The challenge that is associated
with choosing the right foods can depend upon availability, affordability, and
nutritional education. If a person lives where food products are few and far
between, possibly more rural areas, then they cannot always choose the right
foods if they are not available. In addition, if prices are not affordable many
people will opt for cheaper food product which tends to be high-calorie and
full of fat. Nutritional education would be the knowledge one has about
nutrition (i.e. choosing the right foods) and the fact that if someone has not
been educated they are not likely to choose the right foods.
To conclude this blog and part of
the final, I would like to discuss my personal choices in the right foods and
even the wrong foods because of the education or lack thereof I have received.
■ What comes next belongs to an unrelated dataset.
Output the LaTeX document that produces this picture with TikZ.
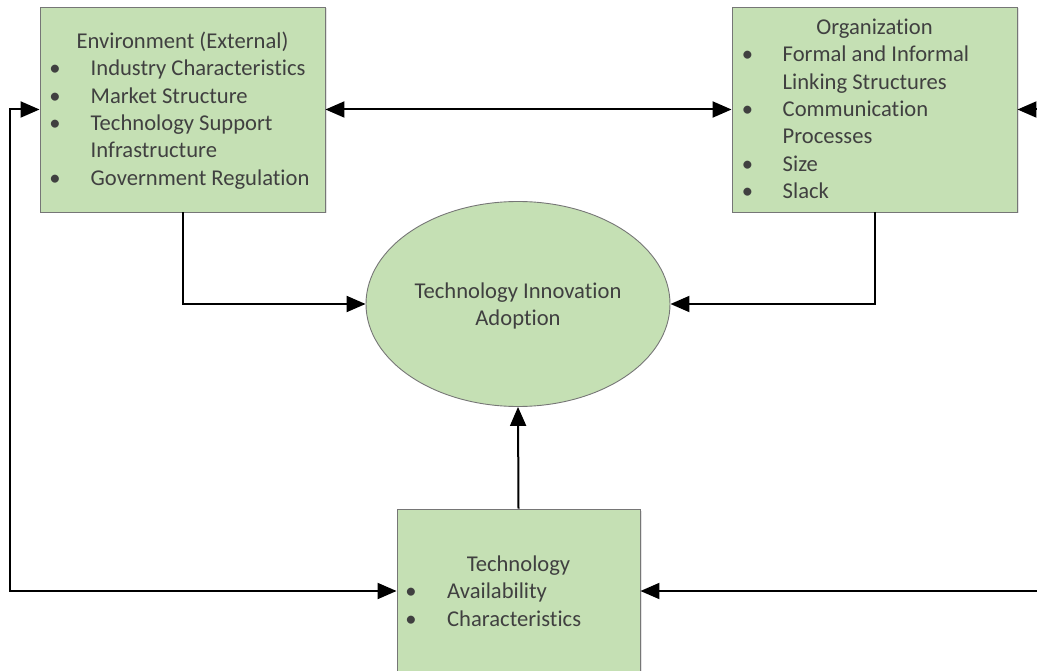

I guess now I can’t say that I have chosen the wrong foods because of
education, rather motivation. Prior to these classes I was unaware of the risk
factors associated with nutrition Anyway, I am in my second nutrition class
because of my curiosity and concern about my health. Now I have knowledge and
fear so to speak which allows me to want to choose the right foods. Plus, you
feel better when you eat healthy versus all of that processed food out there.